Desk editor's note, referee report, simulated authors' rebuttal, and a circularity audit. Tearing a paper down is the easy half of reading it; the pith above is the substance, this is the friction.

Referee Report

0 major / 3 minor

Summary. The paper studies sequences of solutions u_n to the NLS equation -u'' + W_n u + λ_n u = ρ_n |u|^{p-2} u on a connected metric graph G, with λ_n → +∞ and W_n, ρ_n bounded in L^∞. Under the assumption that the Morse indices m(u_n) are uniformly bounded, it establishes the existence of a finite set of blow-up points (whose number is controlled by the index bound) such that |u_n| decays exponentially away from this set. This global decay, obtained via localization on edges/vertices and Agmon-type estimates, is used together with ODE analysis to derive a priori L^∞ and L² bounds for standard graph classes, relating these norms to the number of nodal domains and the Morse index. The result is claimed to be new even for signed solutions.

Significance. If the central claims hold, the work provides the first global exponential decay result for NLS solutions on metric graphs, even when solutions change sign. The key technical step—using the uniform Morse-index bound to produce a finite exceptional set and then obtaining decay on the complement via comparison on individual edges—extends standard blow-up techniques while preserving Kirchhoff vertex conditions. When combined with the subsequent ODE arguments, the analysis yields a fairly complete description of the relationships among nodal regions, Morse index, and norm bounds on common graph families. The conditional nature of the main theorem is clearly stated.

minor comments (3)
  1. The abstract and introduction would benefit from an explicit list or diagram of the 'frequently considered classes of graphs' for which the a priori bounds are derived, so that readers can immediately see the scope of the final results.
  2. Notation for the graph G, its edges, vertices, and the precise definition of the Morse index m(u) (including the linearized operator with Kirchhoff conditions) should be collected in a short preliminary section or table for quick reference.
  3. A brief remark on whether the exponential-decay constant depends on the index bound or only on the local geometry would clarify the quantitative strength of the global decay statement.
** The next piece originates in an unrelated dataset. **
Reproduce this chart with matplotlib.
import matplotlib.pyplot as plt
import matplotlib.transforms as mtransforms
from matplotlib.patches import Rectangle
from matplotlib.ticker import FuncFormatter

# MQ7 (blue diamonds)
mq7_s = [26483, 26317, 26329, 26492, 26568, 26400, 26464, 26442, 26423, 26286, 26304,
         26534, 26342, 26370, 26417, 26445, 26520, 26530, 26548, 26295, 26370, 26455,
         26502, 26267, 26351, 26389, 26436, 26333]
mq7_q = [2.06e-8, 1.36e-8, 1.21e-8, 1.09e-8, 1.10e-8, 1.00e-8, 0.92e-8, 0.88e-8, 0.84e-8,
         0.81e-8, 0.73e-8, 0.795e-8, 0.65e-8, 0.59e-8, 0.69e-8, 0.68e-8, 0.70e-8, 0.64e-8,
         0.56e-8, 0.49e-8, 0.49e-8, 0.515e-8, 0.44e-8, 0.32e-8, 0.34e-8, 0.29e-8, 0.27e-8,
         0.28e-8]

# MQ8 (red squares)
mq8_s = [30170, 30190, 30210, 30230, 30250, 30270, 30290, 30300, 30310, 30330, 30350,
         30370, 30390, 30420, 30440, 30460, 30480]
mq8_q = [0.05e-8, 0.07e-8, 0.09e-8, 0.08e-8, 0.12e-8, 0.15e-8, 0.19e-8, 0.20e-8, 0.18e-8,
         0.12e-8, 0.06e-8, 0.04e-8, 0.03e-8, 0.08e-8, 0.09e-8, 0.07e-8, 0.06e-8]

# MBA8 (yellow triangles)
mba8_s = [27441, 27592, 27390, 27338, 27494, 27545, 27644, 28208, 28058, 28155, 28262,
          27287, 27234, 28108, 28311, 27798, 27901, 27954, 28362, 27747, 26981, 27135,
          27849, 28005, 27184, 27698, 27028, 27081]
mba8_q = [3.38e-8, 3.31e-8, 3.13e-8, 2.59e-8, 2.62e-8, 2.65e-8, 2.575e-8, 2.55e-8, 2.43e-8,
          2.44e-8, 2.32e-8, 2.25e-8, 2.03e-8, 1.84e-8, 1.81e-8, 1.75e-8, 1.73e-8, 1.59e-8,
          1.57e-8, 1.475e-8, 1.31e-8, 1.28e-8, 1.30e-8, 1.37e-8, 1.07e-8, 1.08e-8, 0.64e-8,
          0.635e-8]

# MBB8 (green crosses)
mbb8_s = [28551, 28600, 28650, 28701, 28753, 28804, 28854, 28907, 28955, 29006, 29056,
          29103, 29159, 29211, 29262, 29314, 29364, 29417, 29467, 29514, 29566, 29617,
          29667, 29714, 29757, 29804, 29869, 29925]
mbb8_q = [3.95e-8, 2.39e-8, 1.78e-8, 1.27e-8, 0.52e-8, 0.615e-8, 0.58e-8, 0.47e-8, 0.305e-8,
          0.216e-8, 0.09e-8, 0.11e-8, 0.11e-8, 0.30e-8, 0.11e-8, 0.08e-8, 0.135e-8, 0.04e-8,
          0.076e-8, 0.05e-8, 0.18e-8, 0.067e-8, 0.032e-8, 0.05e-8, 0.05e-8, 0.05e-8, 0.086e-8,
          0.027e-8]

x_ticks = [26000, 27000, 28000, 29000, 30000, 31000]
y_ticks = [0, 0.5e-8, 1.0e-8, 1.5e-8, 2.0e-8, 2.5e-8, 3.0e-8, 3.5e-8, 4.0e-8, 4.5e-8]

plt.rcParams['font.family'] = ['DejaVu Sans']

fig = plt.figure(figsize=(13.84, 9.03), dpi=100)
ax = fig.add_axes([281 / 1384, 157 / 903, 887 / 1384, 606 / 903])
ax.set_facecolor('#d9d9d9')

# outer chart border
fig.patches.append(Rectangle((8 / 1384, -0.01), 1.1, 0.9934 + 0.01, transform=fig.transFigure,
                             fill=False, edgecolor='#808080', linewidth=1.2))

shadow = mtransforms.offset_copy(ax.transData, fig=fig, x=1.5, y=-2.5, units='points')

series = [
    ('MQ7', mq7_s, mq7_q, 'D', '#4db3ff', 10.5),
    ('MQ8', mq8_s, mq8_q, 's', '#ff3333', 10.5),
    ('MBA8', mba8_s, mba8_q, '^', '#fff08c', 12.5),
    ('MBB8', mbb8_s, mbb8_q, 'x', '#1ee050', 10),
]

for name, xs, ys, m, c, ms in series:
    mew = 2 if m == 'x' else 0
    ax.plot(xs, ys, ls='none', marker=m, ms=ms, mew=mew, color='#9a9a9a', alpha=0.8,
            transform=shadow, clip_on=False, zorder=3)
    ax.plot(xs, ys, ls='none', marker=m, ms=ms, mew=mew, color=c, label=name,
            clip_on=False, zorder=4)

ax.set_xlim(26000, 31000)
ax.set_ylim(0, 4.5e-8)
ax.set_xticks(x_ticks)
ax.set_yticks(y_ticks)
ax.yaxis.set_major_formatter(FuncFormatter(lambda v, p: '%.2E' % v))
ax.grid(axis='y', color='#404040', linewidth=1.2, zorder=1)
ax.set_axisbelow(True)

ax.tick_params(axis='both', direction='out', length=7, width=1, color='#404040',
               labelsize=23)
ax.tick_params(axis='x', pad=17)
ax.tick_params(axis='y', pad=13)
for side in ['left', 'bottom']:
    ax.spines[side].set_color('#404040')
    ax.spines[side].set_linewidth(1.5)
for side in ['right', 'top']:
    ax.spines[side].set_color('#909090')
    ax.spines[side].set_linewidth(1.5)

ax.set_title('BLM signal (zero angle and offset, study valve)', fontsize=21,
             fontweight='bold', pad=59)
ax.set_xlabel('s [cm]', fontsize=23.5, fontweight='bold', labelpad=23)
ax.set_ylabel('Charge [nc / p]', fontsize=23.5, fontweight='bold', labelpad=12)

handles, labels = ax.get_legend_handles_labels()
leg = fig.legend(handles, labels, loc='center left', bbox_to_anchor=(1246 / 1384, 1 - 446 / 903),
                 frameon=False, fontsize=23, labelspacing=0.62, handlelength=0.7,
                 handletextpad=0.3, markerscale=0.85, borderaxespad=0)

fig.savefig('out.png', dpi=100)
Simulated Author's Rebuttal

0 responses · 0 unresolved

We thank the referee for the positive and accurate summary of our manuscript, as well as for the recommendation to accept. We are pleased that the novelty of the global exponential decay result for signed solutions on metric graphs, obtained via Morse-index control and Agmon-type estimates while preserving Kirchhoff conditions, has been recognized.

Circularity Check

0 steps flagged

No significant circularity detected

full rationale

The derivation adapts standard blow-up analysis and Morse-index counting from domains/manifolds to metric graphs via localization on edges/vertices, test functions from the negative eigenspace of the linearized operator (preserving Kirchhoff conditions), and Agmon-type or ODE comparison estimates for exponential decay away from a finite set controlled by the index bound. The subsequent L^∞/L² a priori bounds follow directly from the decay plus edgewise ODE analysis for standard graph classes. All load-bearing steps rely on external functional-analysis tools and the explicit uniform boundedness assumption on m(u_n); no step reduces by construction to a fitted parameter, self-definition, or self-citation chain, and the central claim remains conditional on the stated hypotheses without internal equivalence to its inputs.

Axiom & Free-Parameter Ledger

0 free parameters · 2 axioms · 0 invented entities

Claims rest on standard Sobolev theory, Kirchhoff conditions and the hypothesis of bounded Morse index; no free parameters or new entities.

axioms (2)
  • domain assumption H^1 functions on G satisfy Kirchhoff conditions at vertices
    Part of solution definition for equation (*).
  • domain assumption W_n and rho_n bounded in L^infty, lambda_n to +infty
    Standing assumptions on the family of equations.